Objective.
Without the pictures, repeat the listing character for character.

Provided material.

####

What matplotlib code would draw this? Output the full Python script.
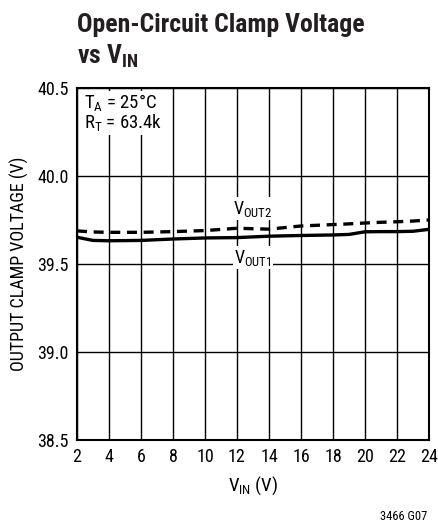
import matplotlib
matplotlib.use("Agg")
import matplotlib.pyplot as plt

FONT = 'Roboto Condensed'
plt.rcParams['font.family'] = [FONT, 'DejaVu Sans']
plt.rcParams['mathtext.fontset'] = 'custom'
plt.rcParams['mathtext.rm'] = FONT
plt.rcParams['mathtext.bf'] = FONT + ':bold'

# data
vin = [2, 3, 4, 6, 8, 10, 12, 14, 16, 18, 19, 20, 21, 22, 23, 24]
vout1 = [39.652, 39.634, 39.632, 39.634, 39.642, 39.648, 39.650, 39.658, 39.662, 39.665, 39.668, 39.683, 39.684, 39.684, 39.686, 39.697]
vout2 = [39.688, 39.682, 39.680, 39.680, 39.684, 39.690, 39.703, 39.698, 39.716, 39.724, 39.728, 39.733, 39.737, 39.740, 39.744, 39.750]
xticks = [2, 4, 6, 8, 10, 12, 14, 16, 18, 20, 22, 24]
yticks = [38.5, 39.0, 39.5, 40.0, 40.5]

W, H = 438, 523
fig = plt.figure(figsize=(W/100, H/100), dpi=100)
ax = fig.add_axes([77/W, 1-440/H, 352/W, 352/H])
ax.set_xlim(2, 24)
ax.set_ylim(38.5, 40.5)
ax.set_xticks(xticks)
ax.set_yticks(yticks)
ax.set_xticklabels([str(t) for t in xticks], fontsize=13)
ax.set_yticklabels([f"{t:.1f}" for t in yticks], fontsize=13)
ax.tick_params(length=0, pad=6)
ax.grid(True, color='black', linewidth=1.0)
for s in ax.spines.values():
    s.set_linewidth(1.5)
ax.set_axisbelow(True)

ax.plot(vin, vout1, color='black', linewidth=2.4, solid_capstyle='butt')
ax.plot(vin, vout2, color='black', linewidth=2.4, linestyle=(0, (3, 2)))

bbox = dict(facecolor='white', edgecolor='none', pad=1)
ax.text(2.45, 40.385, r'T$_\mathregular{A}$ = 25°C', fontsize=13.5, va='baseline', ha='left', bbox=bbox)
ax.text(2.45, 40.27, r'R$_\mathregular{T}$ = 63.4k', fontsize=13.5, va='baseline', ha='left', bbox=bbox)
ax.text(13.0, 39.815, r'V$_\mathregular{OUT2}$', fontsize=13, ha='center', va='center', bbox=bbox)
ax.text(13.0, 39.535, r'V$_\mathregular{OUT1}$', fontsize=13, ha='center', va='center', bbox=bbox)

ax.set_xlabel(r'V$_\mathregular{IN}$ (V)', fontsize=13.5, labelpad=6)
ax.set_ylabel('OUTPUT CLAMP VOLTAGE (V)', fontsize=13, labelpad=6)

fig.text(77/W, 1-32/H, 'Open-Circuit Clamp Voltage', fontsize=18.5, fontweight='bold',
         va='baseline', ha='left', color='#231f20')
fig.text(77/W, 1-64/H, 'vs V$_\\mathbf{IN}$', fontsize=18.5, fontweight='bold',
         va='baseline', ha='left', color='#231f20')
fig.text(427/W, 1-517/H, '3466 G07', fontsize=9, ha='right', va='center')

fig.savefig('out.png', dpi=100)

####

The result.
What matplotlib code would draw this? Output the full Python script.
import matplotlib
matplotlib.use("Agg")
import matplotlib.pyplot as plt

FONT = 'Roboto Condensed'
plt.rcParams['font.family'] = [FONT, 'DejaVu Sans']
plt.rcParams['mathtext.fontset'] = 'custom'
plt.rcParams['mathtext.rm'] = FONT
plt.rcParams['mathtext.bf'] = FONT + ':bold'

# data
vin = [2, 3, 4, 6, 8, 10, 12, 14, 16, 18, 19, 20, 21, 22, 23, 24]
vout1 = [39.652, 39.634, 39.632, 39.634, 39.642, 39.648, 39.650, 39.658, 39.662, 39.665, 39.668, 39.683, 39.684, 39.684, 39.686, 39.697]
vout2 = [39.688, 39.682, 39.680, 39.680, 39.684, 39.690, 39.703, 39.698, 39.716, 39.724, 39.728, 39.733, 39.737, 39.740, 39.744, 39.750]
xticks = [2, 4, 6, 8, 10, 12, 14, 16, 18, 20, 22, 24]
yticks = [38.5, 39.0, 39.5, 40.0, 40.5]

W, H = 438, 523
fig = plt.figure(figsize=(W/100, H/100), dpi=100)
ax = fig.add_axes([77/W, 1-440/H, 352/W, 352/H])
ax.set_xlim(2, 24)
ax.set_ylim(38.5, 40.5)
ax.set_xticks(xticks)
ax.set_yticks(yticks)
ax.set_xticklabels([str(t) for t in xticks], fontsize=13)
ax.set_yticklabels([f"{t:.1f}" for t in yticks], fontsize=13)
ax.tick_params(length=0, pad=6)
ax.grid(True, color='black', linewidth=1.0)
for s in ax.spines.values():
    s.set_linewidth(1.5)
ax.set_axisbelow(True)

ax.plot(vin, vout1, color='black', linewidth=2.4, solid_capstyle='butt')
ax.plot(vin, vout2, color='black', linewidth=2.4, linestyle=(0, (3, 2)))

bbox = dict(facecolor='white', edgecolor='none', pad=1)
ax.text(2.45, 40.385, r'T$_\mathregular{A}$ = 25°C', fontsize=13.5, va='baseline', ha='left', bbox=bbox)
ax.text(2.45, 40.27, r'R$_\mathregular{T}$ = 63.4k', fontsize=13.5, va='baseline', ha='left', bbox=bbox)
ax.text(13.0, 39.815, r'V$_\mathregular{OUT2}$', fontsize=13, ha='center', va='center', bbox=bbox)
ax.text(13.0, 39.535, r'V$_\mathregular{OUT1}$', fontsize=13, ha='center', va='center', bbox=bbox)

ax.set_xlabel(r'V$_\mathregular{IN}$ (V)', fontsize=13.5, labelpad=6)
ax.set_ylabel('OUTPUT CLAMP VOLTAGE (V)', fontsize=13, labelpad=6)

fig.text(77/W, 1-32/H, 'Open-Circuit Clamp Voltage', fontsize=18.5, fontweight='bold',
         va='baseline', ha='left', color='#231f20')
fig.text(77/W, 1-64/H, 'vs V$_\\mathbf{IN}$', fontsize=18.5, fontweight='bold',
         va='baseline', ha='left', color='#231f20')
fig.text(427/W, 1-517/H, '3466 G07', fontsize=9, ha='right', va='center')

fig.savefig('out.png', dpi=100)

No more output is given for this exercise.